Who Invented and Created Newton's Cradle - Kinetic Balls

Who First Invented Newton's Cradle
Kinetic Balls

Newton's Cradle Kinetic Balls by Sunder Muthukumaran

(CC0) Newton's Cradle Kinetic Balls by Sunder Muthukumaran

Larry Neal Gowdy - Copyright©2024 - April 08, 2024

Authenticated Inventor and Creator of the Newton's Cradle / Kinetic Balls

Briefly, in 1965 the 6th grade student Joe Smitherman created the 'kinetic balls' device for his Ridgecrest Elementary school science fair, of which he won first place. Joe's kinetic balls also later won the Texas Panhandle Science Fair. As a Boy Scout, Joe died on September 10th, 1966 due to injuries from a fall in Camp Don Harrington, located about 15 miles southeast of Amarillo, Texas. The proofs of Joe Smitherman's kinetic balls are supported by living eyewitnesses, photographs, and documented evidence within Texas State government agencies.

Academic Version

An academic paper titled "Newton's Cradle - An Example of Three Levels of Explanation" is available online at https:// user-web. icecube.wisc.edu/ ~shiu/ PHY248_S07/ newtonscradle explanation. pdf (spaces were added to the URL for the purpose of enabling word wrap). The PDF's URL is linked to the IceCube Neutrino Observatory under the University of Wisconsin–Madison domain. The PDF does not include an author's name nor date. The following is quoted from the academic paper.

"...Newton's was invented in 1967 by English actor Simon Prebble. ... also found a reference to Abbé Mariotte in the 17th century."

The Wisconsin–Madison University academic paper is verifiably false.

Wikipedia Version

Edme Mariotte's Ceuvres de M. Mariotte

(PD) Edme Mariotte's Ceuvres de M. Mariotte

From Wikipedia at https://en.wikipedia.org/wiki/Edme_Mariotte : "Newton's cradle - Marriote [sic] invented what is today known as Newton's cradle to demonstrate Newton's first law and the collision of suspended bodies of equal mass with the motion of the moving body being transferred to the one at rest. Newton acknowledged Mariotte's work, among that of others, in his Principia."
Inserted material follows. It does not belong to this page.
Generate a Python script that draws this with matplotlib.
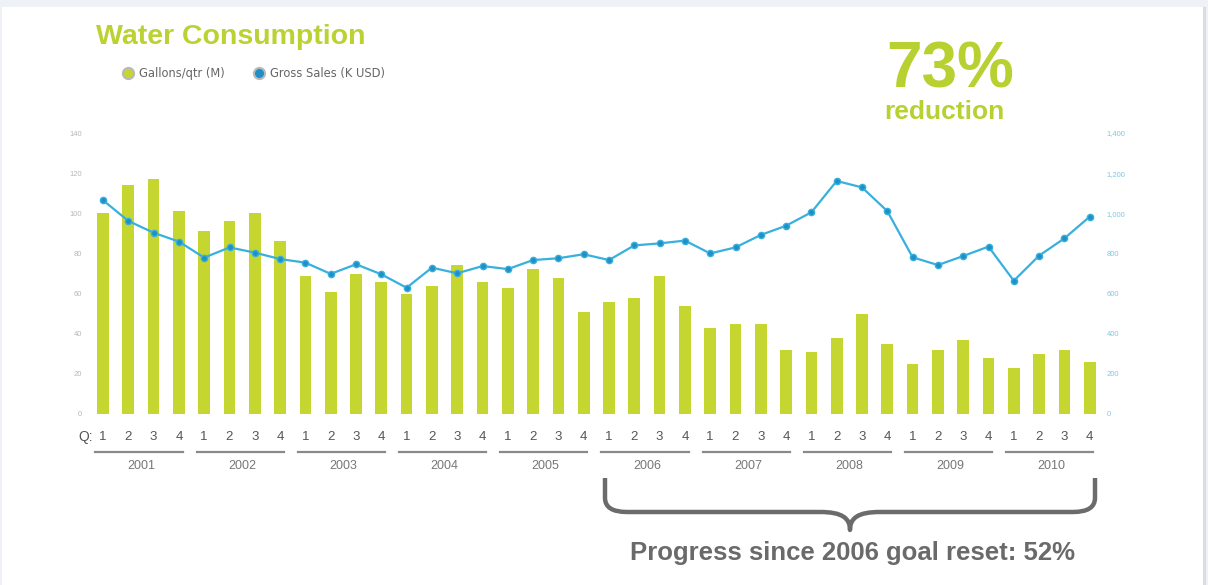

If Wikipedia's claim "Marriote invented what is today known as Newton's cradle" is true, then where is the evidence? Without evidence, Wikipedia's claim is false. Where is there a painting, a drawing, or a photograph of Mariotte's "Newton's cradle"? All self-thinking people learned of kinetics as infants, and all self-thinking two-year-old children could devise a 'Newton's cradle' (or draw a similar drawing as Edme Mariotte's) if the need were to arise, but who was the first to actually assemble a gadget that resembles "what is today known as Newton's cradle"?

A drawing of conceptual spheres (a la billiard balls) that correspond to natural physics does not infer that Mariotte actually assembled the toy that today is known as Newton's cradle.

All known information on Wikipedia is based upon hearsay and invention. Wikipedia cannot so much as accurately quote the elementary formula for ohm's law. Predominately, Wikipedia is merely the accumulation of opinions copy-pasted-paraphrased from websites of which had also copy-pasted-paraphrased information from other websites. There is no reason to assume that any Wikipedia information on historical and technical topics might be accurate.

Historical Writings

The small article Joe's Kinetic Balls gives brief portions of an original article which was written in 2003. Contact us if you would like to see the full original article.

There is also additional information about the kinetic balls (Newton's cradle) that has likely never been made public. Without the additional information, all claims formed upon publicly-available information are false.


The information about Joe Smitherman has been publicly available for almost sixty years, and my own articles have been publicly available for about twenty years, but academicians and the general public deny that firsthand experiences, firsthand observations, 1,000+ eyewitnesses, photographs, and government documents are evidence of whom first built the kinetic balls aka Newton's cradle.